Handling: Difficult.   
* Sometimes: Using model which can use NaNs for prediction,  
* Most of the time: External considerations

### B) Unorthodox 
Reason for missing: other unobserved variables.  
Handling: We need to observe them, then we can use them for imputation.  







##### Problem: finding out that MNAR is happening  

# Characterize patterns of missingness

We can use exploratory tools: Logistic regression, random forest, clustering!  
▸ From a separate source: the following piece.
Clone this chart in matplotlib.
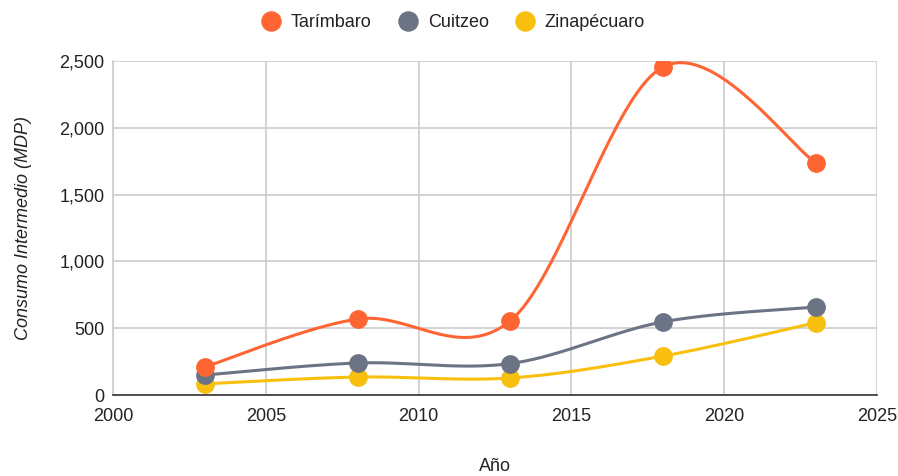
import numpy as np
import matplotlib.pyplot as plt

plt.rcParams['font.family'] = ['Liberation Sans', 'DejaVu Sans']

years = [2003, 2008, 2013, 2018, 2023]
tarimbaro = [210, 569, 556, 2456, 1737]
cuitzeo = [150, 240, 236, 548, 659]
zinapecuaro = [84, 135, 128, 292, 542]

names = ['Tarímbaro', 'Cuitzeo', 'Zinapécuaro']
colors = ['#ff6433', '#6b7385', '#f9bf0f']


def smooth(x, y, n=40, k=0.5):
    # catmull-rom style curve through the points
    x = np.asarray(x, float)
    y = np.asarray(y, float)
    px = np.concatenate([[x[0]], x, [x[-1]]])
    py = np.concatenate([[y[0]], y, [y[-1]]])
    xs, ys = [], []
    for i in range(1, len(px) - 2):
        p0 = np.array([px[i - 1], py[i - 1]])
        p1 = np.array([px[i], py[i]])
        p2 = np.array([px[i + 1], py[i + 1]])
        p3 = np.array([px[i + 2], py[i + 2]])
        m1 = k * (p2 - p0)
        m2 = k * (p3 - p1)
        t = np.linspace(0, 1, n)[:, None]
        h00 = 2 * t**3 - 3 * t**2 + 1
        h10 = t**3 - 2 * t**2 + t
        h01 = -2 * t**3 + 3 * t**2
        h11 = t**3 - t**2
        pts = h00 * p1 + h10 * m1 + h01 * p2 + h11 * m2
        xs.extend(pts[:, 0])
        ys.extend(pts[:, 1])
    return xs, ys


fig = plt.figure(figsize=(8.98, 4.76), dpi=100)
ax = fig.add_axes([0.1258, 0.170, 0.851, 0.702])

series = [tarimbaro, cuitzeo, zinapecuaro]
# draw back to front like the reference
for vals, c, name in reversed(list(zip(series, colors, names))):
    sx, sy = smooth(years, vals)
    ax.plot(sx, sy, color=c, lw=2.2, zorder=3, solid_capstyle='round')
    ax.plot(years, vals, 'o', color=c, ms=12.5, zorder=4, label=name)

ax.set_xlim(2000, 2025)
ax.set_ylim(0, 2500)
ax.set_xticks([2000, 2005, 2010, 2015, 2020, 2025])
ax.set_yticks([0, 500, 1000, 1500, 2000, 2500])
ax.set_yticklabels(['0', '500', '1,000', '1,500', '2,000', '2,500'])
ax.grid(True, color='#cccccc', lw=1.2)
ax.set_axisbelow(True)
for s in ['top', 'right']:
    ax.spines[s].set_visible(False)
ax.spines['left'].set_color('#cccccc')
ax.spines['left'].set_linewidth(1.2)
ax.spines['bottom'].set_color('#333333')
ax.spines['bottom'].set_linewidth(1.2)
ax.tick_params(length=0, labelsize=13, colors='#222222', pad=6)
ax.tick_params(axis='x', pad=9)
ax.set_xlabel('Año', fontsize=13, color='#222222', labelpad=24)
ax.set_ylabel('Consumo Intermedio (MDP)', fontsize=13, style='italic',
              color='#222222', labelpad=20)

handles, labels = ax.get_legend_handles_labels()
order = [labels.index(n) for n in names]
fig.legend([handles[i] for i in order], names, loc='upper center',
           bbox_to_anchor=(0.5, 1.005), ncol=3, frameon=False, fontsize=13,
           handletextpad=0.1, columnspacing=1.0, markerscale=1.1,
           labelcolor='#222222')

fig.savefig('out.png', dpi=100)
Example: Logistic regression to predict whether a value is missing or not given other columns. If so assuming MAR is plausible => imputation using prediction

#  Imputation: 

* Mean Imputation: often biases => correlation towards zero     
* Median (Modes) Imputation: uses at least actual values from variable  
* Simple Random Imputation: keeps distribution from all **non missing** values   
* Supervised estimators: complete column -> uncomple column. Adding of randomness to keep variation in predicted values.  
* Different iterative Versions of Imputation:  
    You can fill the missing columns with preleminary values -> predict other columns and vice versa. Then use the predicted instead of preleminary values.